Copy exactly, and only, the lines below from the first through the one containing "hx_il = [6.95, 7.5, 8.65, 9.19, 10.17, 9.62, 12.23, 18.65]", both included; pictures are omitted.

'''

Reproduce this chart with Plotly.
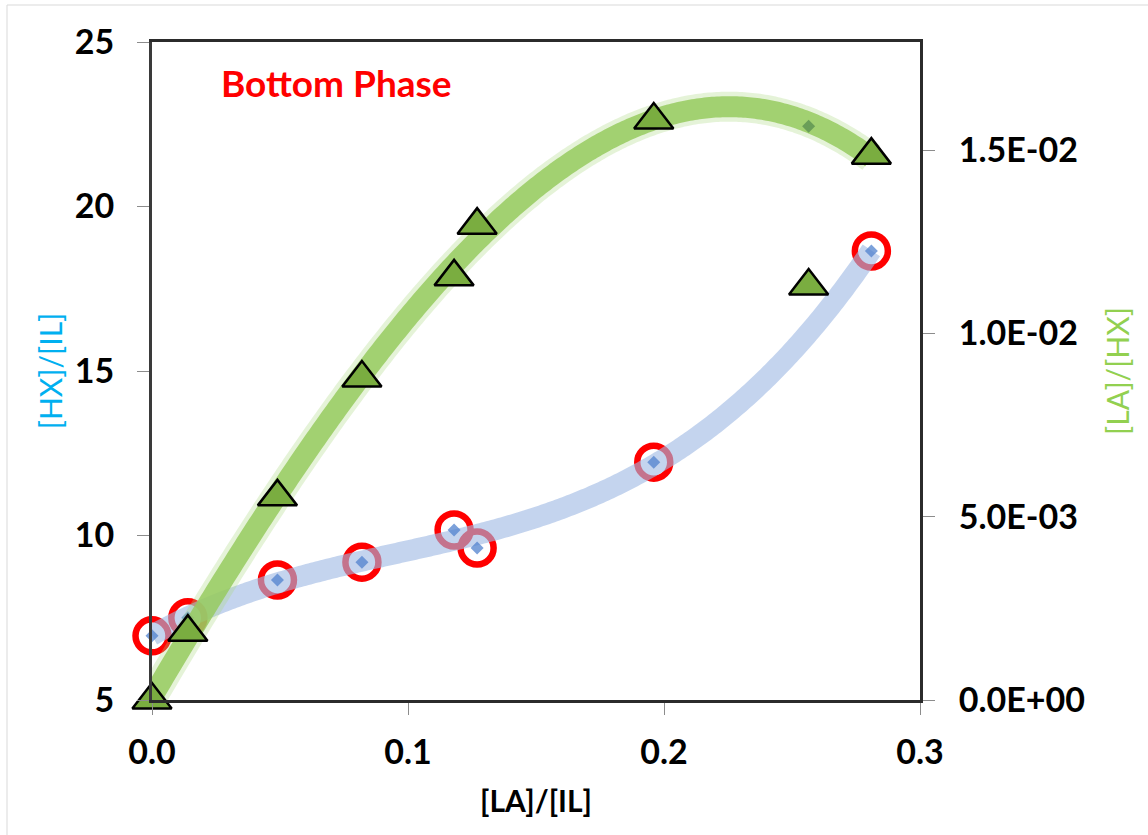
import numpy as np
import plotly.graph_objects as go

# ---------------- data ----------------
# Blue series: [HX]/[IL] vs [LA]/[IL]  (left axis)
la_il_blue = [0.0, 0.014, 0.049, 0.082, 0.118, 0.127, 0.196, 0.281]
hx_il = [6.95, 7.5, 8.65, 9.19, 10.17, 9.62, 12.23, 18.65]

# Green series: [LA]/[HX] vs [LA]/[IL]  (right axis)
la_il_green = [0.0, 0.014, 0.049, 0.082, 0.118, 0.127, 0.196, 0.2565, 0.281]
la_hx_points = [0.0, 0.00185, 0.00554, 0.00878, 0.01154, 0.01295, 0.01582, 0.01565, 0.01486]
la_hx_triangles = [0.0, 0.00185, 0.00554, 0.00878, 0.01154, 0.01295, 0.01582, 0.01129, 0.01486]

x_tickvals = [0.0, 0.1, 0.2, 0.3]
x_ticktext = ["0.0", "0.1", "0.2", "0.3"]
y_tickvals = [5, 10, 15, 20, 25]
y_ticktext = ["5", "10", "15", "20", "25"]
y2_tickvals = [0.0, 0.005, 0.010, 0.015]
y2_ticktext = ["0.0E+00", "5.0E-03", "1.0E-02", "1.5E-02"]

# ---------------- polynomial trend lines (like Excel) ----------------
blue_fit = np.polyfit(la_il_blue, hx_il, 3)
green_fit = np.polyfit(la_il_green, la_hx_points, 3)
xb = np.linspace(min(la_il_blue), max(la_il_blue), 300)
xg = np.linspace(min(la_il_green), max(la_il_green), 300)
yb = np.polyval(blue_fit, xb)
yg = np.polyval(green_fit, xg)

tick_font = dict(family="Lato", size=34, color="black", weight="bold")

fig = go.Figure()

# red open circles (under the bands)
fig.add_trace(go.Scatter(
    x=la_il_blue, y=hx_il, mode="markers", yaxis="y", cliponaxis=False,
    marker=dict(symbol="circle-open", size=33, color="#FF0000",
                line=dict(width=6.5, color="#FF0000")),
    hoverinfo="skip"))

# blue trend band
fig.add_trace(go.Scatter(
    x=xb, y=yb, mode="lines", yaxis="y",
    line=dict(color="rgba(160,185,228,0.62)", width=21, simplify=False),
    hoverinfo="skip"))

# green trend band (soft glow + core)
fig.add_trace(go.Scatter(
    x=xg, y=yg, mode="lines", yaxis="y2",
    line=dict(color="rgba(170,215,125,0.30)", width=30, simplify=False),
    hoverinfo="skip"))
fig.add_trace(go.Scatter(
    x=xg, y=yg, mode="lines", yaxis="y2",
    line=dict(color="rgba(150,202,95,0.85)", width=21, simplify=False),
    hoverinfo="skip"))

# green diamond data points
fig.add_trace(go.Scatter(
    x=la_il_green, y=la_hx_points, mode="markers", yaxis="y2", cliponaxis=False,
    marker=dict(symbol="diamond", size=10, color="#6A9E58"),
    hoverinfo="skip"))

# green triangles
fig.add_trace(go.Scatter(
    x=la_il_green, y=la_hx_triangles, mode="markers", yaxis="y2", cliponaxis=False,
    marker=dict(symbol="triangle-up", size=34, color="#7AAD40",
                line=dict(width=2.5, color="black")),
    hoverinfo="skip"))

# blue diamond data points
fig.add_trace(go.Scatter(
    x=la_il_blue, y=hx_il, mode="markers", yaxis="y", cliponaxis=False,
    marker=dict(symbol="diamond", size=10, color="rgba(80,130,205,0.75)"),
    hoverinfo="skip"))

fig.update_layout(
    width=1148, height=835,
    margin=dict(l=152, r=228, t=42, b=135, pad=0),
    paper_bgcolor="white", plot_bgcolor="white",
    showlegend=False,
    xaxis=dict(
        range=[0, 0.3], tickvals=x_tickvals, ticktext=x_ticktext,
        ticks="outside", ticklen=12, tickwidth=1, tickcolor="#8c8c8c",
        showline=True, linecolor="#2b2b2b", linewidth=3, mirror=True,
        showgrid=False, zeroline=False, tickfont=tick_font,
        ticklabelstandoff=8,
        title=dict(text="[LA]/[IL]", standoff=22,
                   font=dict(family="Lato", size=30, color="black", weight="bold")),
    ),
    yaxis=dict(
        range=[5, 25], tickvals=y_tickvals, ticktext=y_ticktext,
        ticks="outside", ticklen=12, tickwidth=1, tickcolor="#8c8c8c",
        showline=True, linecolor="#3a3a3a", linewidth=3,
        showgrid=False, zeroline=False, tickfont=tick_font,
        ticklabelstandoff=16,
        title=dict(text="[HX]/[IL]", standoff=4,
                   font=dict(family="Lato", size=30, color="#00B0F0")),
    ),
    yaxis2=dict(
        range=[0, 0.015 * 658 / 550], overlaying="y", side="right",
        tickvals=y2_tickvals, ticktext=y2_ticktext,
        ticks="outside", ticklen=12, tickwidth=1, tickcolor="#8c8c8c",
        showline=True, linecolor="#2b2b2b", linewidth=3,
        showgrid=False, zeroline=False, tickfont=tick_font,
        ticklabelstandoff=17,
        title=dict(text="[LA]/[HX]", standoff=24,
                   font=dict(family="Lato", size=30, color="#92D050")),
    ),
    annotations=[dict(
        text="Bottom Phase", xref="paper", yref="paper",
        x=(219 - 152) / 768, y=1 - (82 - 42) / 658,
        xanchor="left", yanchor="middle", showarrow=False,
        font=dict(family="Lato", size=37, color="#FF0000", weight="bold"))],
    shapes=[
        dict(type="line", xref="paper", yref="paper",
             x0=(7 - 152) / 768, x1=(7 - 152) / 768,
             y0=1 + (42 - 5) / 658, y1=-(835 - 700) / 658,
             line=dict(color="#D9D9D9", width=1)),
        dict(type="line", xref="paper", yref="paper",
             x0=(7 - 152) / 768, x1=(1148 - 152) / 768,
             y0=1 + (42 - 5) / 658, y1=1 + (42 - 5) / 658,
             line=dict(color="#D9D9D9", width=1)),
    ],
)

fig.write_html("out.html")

'''

Answer to the exercise >>
Reproduce this chart with Plotly.
import numpy as np
import plotly.graph_objects as go

# ---------------- data ----------------
# Blue series: [HX]/[IL] vs [LA]/[IL]  (left axis)
la_il_blue = [0.0, 0.014, 0.049, 0.082, 0.118, 0.127, 0.196, 0.281]
hx_il = [6.95, 7.5, 8.65, 9.19, 10.17, 9.62, 12.23, 18.65]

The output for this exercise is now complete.